# [Exercise]
Restate all the material verbatim, except for the pictures.

════════

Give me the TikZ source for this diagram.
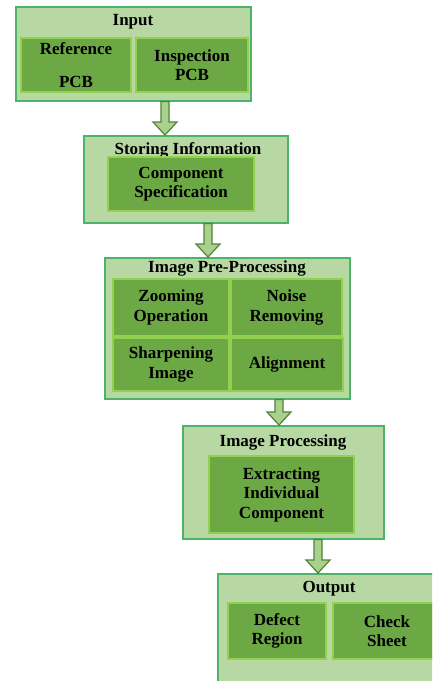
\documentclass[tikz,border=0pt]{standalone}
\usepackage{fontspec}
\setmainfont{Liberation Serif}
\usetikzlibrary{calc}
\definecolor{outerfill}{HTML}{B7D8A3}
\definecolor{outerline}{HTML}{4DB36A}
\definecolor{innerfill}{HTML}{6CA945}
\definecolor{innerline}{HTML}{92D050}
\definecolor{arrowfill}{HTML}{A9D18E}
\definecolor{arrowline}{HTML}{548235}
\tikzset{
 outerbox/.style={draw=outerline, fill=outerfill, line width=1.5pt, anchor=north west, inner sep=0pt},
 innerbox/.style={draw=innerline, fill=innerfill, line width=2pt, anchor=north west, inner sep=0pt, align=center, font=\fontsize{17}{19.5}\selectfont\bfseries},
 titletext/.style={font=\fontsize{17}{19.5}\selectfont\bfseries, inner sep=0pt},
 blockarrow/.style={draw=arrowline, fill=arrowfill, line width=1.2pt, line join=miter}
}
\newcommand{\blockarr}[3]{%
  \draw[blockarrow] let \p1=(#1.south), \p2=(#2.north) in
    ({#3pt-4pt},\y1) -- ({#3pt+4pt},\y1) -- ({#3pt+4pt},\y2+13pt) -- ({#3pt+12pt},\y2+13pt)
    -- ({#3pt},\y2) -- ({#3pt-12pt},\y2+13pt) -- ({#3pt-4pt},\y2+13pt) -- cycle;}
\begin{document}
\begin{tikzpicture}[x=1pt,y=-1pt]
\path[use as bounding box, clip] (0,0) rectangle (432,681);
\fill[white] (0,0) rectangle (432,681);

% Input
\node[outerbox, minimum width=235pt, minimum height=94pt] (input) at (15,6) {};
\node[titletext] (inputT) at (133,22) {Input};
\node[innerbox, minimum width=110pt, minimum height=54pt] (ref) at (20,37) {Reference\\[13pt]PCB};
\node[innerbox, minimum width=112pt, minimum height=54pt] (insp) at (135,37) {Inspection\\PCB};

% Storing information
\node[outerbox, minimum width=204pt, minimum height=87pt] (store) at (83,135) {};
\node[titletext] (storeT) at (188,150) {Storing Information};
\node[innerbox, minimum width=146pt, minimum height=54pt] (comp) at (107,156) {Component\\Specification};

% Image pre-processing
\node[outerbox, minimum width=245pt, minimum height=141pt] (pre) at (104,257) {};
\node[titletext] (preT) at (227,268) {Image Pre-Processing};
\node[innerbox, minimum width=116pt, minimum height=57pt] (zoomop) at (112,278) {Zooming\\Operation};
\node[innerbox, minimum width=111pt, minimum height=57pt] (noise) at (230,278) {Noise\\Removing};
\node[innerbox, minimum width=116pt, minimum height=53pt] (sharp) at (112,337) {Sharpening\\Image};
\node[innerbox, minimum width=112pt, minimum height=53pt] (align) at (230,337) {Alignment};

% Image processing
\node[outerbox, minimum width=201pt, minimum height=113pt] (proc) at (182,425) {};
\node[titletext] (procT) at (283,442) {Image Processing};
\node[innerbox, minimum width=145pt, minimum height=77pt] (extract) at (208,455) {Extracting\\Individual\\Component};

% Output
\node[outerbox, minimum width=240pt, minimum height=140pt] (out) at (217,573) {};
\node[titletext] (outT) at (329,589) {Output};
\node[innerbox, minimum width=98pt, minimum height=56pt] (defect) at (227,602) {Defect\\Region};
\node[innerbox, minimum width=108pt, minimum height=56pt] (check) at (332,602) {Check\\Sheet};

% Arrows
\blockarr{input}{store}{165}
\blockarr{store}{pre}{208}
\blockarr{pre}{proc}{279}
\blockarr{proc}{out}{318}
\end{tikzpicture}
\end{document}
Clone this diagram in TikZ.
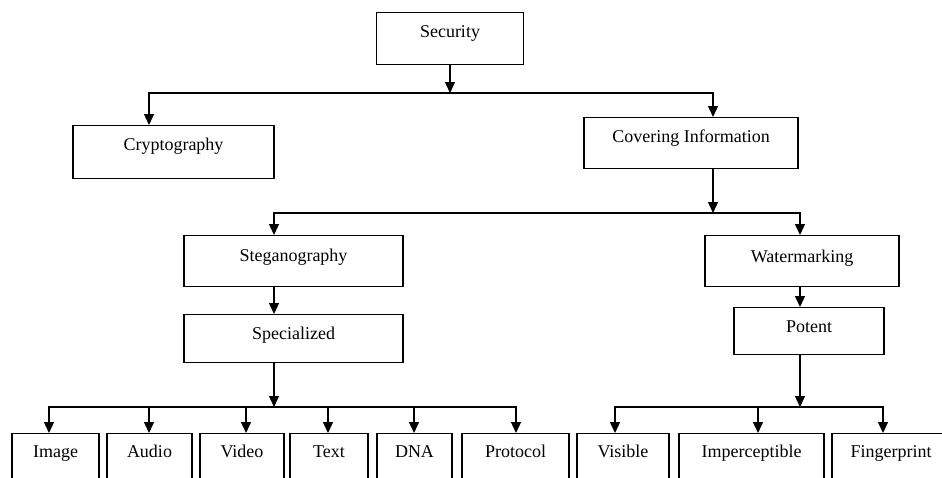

════════

# [Right answer]
Give me the TikZ source for this diagram.
\documentclass[tikz,border=0pt]{standalone}
\usepackage{fontspec}
\setmainfont{Liberation Serif}
\usetikzlibrary{calc}
\definecolor{outerfill}{HTML}{B7D8A3}
\definecolor{outerline}{HTML}{4DB36A}
\definecolor{innerfill}{HTML}{6CA945}
\definecolor{innerline}{HTML}{92D050}
\definecolor{arrowfill}{HTML}{A9D18E}
\definecolor{arrowline}{HTML}{548235}
\tikzset{
 outerbox/.style={draw=outerline, fill=outerfill, line width=1.5pt, anchor=north west, inner sep=0pt},
 innerbox/.style={draw=innerline, fill=innerfill, line width=2pt, anchor=north west, inner sep=0pt, align=center, font=\fontsize{17}{19.5}\selectfont\bfseries},
 titletext/.style={font=\fontsize{17}{19.5}\selectfont\bfseries, inner sep=0pt},
 blockarrow/.style={draw=arrowline, fill=arrowfill, line width=1.2pt, line join=miter}
}
\newcommand{\blockarr}[3]{%
  \draw[blockarrow] let \p1=(#1.south), \p2=(#2.north) in
    ({#3pt-4pt},\y1) -- ({#3pt+4pt},\y1) -- ({#3pt+4pt},\y2+13pt) -- ({#3pt+12pt},\y2+13pt)
    -- ({#3pt},\y2) -- ({#3pt-12pt},\y2+13pt) -- ({#3pt-4pt},\y2+13pt) -- cycle;}
\begin{document}
\begin{tikzpicture}[x=1pt,y=-1pt]
\path[use as bounding box, clip] (0,0) rectangle (432,681);
\fill[white] (0,0) rectangle (432,681);

% Input
\node[outerbox, minimum width=235pt, minimum height=94pt] (input) at (15,6) {};
\node[titletext] (inputT) at (133,22) {Input};
\node[innerbox, minimum width=110pt, minimum height=54pt] (ref) at (20,37) {Reference\\[13pt]PCB};
\node[innerbox, minimum width=112pt, minimum height=54pt] (insp) at (135,37) {Inspection\\PCB};

% Storing information
\node[outerbox, minimum width=204pt, minimum height=87pt] (store) at (83,135) {};
\node[titletext] (storeT) at (188,150) {Storing Information};
\node[innerbox, minimum width=146pt, minimum height=54pt] (comp) at (107,156) {Component\\Specification};

% Image pre-processing
\node[outerbox, minimum width=245pt, minimum height=141pt] (pre) at (104,257) {};
\node[titletext] (preT) at (227,268) {Image Pre-Processing};
\node[innerbox, minimum width=116pt, minimum height=57pt] (zoomop) at (112,278) {Zooming\\Operation};
\node[innerbox, minimum width=111pt, minimum height=57pt] (noise) at (230,278) {Noise\\Removing};
\node[innerbox, minimum width=116pt, minimum height=53pt] (sharp) at (112,337) {Sharpening\\Image};
\node[innerbox, minimum width=112pt, minimum height=53pt] (align) at (230,337) {Alignment};

% Image processing
\node[outerbox, minimum width=201pt, minimum height=113pt] (proc) at (182,425) {};
\node[titletext] (procT) at (283,442) {Image Processing};
\node[innerbox, minimum width=145pt, minimum height=77pt] (extract) at (208,455) {Extracting\\Individual\\Component};

% Output
\node[outerbox, minimum width=240pt, minimum height=140pt] (out) at (217,573) {};
\node[titletext] (outT) at (329,589) {Output};
\node[innerbox, minimum width=98pt, minimum height=56pt] (defect) at (227,602) {Defect\\Region};
\node[innerbox, minimum width=108pt, minimum height=56pt] (check) at (332,602) {Check\\Sheet};

% Arrows
\blockarr{input}{store}{165}
\blockarr{store}{pre}{208}
\blockarr{pre}{proc}{279}
\blockarr{proc}{out}{318}
\end{tikzpicture}
\end{document}
Clone this diagram in TikZ.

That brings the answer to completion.